■ Information shown
===============

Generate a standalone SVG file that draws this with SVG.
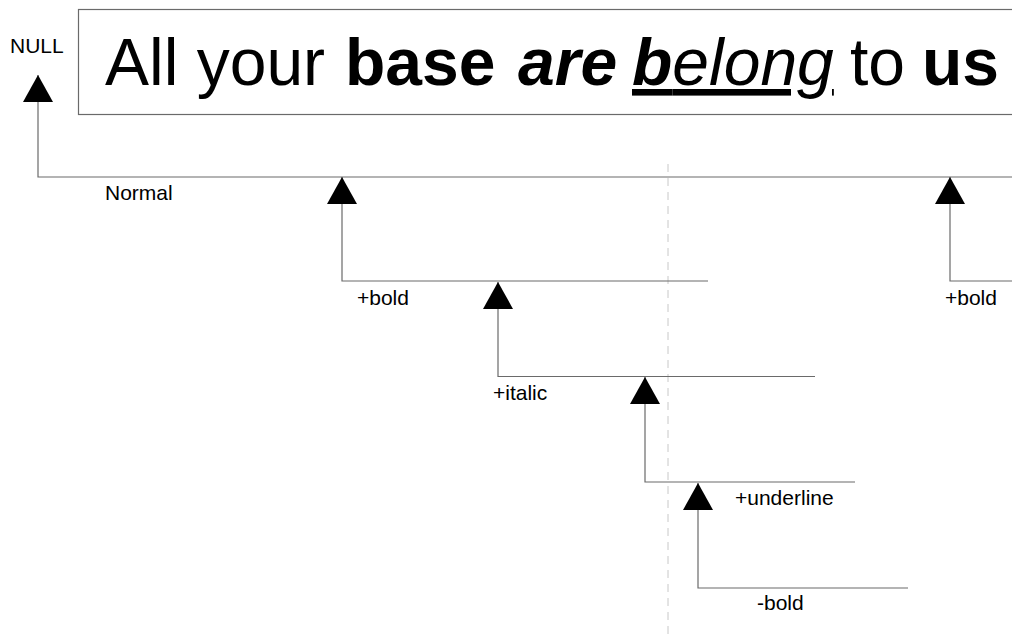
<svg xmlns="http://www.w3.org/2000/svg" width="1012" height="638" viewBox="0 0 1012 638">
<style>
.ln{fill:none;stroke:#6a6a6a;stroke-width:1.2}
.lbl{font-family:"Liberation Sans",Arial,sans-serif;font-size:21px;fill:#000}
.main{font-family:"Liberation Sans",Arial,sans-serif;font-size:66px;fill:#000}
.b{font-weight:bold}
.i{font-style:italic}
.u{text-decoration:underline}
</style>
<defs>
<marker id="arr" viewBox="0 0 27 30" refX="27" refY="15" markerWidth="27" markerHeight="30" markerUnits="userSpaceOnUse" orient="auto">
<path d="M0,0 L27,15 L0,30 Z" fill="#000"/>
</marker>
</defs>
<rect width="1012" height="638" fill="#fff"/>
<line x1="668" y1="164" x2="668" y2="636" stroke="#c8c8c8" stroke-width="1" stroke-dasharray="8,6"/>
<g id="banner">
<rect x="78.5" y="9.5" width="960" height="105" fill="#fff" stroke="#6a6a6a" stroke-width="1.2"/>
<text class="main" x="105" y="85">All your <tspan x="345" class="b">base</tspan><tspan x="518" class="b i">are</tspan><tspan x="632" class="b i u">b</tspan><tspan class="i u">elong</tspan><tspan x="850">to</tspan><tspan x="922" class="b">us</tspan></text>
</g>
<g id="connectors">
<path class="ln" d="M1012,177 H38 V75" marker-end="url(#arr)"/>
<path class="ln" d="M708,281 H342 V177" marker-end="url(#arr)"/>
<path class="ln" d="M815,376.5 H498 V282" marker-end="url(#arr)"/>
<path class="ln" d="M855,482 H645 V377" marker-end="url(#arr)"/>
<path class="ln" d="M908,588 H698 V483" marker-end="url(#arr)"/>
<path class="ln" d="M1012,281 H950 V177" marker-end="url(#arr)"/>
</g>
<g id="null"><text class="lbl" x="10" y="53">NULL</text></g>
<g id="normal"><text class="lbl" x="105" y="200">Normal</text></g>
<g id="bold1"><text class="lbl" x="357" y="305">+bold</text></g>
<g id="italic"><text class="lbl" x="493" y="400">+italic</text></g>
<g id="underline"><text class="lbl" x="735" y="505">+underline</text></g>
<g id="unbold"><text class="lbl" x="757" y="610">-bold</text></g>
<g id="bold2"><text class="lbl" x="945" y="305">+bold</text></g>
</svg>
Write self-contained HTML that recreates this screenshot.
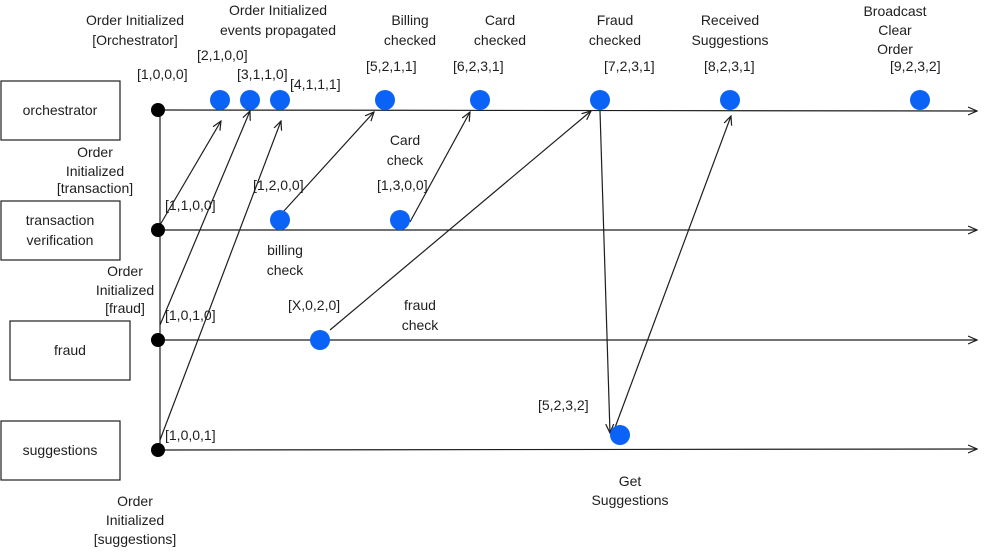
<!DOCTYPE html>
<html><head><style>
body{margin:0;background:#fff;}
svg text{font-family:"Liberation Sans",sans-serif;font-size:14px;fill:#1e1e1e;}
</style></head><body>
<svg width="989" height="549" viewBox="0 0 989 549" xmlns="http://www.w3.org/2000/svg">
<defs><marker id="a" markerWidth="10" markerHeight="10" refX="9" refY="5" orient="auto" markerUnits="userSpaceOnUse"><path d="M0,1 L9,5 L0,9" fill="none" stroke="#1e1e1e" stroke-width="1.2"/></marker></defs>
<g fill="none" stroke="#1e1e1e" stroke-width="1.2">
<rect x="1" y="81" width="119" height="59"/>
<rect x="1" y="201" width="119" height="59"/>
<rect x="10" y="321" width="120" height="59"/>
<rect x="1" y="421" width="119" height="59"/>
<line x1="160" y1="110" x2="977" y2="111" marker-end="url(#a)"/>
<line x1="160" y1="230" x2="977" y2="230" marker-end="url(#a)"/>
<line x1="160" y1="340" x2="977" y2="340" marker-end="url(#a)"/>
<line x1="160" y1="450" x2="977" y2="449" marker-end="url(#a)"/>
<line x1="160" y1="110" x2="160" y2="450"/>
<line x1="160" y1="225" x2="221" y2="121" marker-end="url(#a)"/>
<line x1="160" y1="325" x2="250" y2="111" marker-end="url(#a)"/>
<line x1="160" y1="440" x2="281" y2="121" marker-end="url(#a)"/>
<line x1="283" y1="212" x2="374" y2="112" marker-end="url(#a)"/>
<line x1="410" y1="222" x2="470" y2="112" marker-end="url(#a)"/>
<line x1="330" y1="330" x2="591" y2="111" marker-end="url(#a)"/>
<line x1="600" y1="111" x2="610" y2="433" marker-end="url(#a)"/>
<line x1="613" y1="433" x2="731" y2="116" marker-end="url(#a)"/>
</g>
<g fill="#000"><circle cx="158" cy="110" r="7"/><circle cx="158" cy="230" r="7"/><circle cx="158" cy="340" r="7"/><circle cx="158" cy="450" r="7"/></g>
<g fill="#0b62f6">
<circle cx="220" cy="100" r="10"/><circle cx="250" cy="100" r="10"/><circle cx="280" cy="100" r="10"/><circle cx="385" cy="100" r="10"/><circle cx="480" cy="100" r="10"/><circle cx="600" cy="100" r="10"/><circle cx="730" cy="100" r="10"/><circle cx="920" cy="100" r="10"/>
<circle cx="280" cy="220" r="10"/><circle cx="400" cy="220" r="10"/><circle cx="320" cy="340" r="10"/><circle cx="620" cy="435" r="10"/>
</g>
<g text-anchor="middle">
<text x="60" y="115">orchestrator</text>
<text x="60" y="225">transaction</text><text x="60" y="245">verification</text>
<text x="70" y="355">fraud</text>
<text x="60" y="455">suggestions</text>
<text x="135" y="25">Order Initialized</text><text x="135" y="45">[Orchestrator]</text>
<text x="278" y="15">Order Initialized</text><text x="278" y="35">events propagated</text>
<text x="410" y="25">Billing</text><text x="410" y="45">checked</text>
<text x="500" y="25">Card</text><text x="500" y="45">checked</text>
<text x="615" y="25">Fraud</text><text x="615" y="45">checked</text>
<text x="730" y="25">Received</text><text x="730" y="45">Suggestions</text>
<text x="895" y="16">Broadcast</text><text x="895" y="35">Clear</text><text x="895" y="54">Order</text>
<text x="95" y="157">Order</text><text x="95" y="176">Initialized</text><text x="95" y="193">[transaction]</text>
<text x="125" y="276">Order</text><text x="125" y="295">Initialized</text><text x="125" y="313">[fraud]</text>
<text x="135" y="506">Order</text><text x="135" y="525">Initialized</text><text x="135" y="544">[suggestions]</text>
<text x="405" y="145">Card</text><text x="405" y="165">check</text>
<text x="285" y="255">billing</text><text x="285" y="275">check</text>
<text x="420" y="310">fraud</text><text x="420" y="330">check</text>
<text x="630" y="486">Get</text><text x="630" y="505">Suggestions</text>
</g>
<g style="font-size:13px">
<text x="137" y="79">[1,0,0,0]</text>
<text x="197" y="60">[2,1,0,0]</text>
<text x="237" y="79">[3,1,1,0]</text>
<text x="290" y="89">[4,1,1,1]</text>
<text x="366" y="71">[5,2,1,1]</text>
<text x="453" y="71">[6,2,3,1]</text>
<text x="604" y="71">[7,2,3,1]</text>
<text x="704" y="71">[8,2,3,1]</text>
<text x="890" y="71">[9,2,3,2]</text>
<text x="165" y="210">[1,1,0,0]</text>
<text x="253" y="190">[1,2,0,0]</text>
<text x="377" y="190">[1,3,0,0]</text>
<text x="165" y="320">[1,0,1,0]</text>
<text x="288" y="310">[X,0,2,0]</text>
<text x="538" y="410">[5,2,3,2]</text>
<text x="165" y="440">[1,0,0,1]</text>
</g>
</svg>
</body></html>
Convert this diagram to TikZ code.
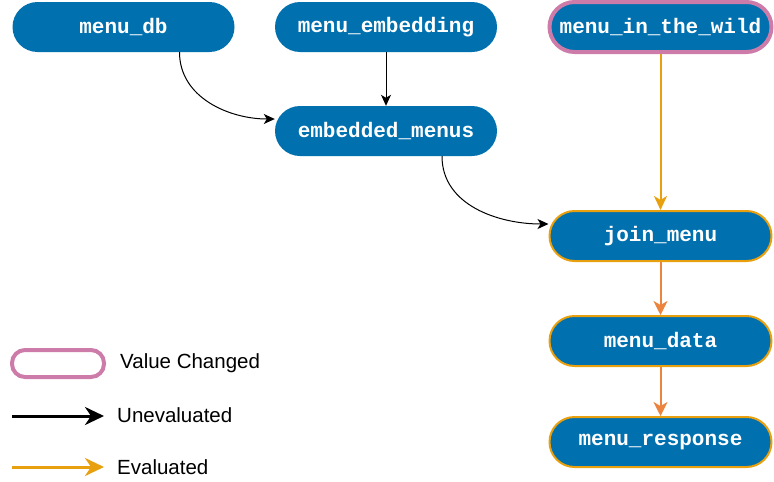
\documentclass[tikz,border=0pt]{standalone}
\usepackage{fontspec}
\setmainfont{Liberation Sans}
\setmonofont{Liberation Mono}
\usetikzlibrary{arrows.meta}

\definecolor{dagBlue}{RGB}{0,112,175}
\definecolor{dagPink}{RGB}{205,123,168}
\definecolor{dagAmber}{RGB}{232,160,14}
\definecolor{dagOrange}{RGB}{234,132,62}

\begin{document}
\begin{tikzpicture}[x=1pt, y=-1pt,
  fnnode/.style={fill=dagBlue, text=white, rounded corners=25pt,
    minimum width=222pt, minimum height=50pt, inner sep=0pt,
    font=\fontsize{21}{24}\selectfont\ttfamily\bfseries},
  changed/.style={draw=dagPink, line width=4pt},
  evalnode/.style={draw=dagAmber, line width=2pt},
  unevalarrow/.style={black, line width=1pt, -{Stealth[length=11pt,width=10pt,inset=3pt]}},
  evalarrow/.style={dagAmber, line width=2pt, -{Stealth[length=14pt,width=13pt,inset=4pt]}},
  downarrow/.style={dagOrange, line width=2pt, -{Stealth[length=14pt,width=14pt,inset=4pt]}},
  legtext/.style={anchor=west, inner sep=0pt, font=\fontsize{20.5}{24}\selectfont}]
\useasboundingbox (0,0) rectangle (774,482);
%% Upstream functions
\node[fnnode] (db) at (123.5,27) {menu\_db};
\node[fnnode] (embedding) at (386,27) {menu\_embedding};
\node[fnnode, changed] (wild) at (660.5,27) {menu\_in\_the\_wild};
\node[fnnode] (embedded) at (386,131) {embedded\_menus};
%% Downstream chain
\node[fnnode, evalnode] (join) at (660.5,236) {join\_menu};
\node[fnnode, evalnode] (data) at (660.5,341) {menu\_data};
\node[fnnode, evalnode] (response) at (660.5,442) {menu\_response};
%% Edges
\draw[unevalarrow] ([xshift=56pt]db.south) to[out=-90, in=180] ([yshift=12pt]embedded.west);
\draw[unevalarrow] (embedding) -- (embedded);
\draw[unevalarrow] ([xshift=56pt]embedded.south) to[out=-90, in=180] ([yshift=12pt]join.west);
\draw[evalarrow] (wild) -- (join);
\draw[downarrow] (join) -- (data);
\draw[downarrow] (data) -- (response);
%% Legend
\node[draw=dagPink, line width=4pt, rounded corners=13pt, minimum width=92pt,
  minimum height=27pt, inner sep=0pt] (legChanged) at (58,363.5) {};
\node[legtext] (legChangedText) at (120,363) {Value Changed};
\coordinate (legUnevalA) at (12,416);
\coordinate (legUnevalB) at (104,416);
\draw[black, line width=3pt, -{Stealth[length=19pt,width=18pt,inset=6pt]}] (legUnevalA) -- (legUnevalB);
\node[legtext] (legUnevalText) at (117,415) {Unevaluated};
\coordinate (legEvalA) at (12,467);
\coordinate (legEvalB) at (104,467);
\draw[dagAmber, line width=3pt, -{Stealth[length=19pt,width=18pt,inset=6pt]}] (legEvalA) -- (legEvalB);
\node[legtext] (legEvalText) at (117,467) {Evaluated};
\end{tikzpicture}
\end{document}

===============

■ Your goal
Copy each line of the data that contains the word "standalone".

■ Exercise response
Generate a standalone SVG file that draws this with SVG.
\documentclass[tikz,border=0pt]{standalone}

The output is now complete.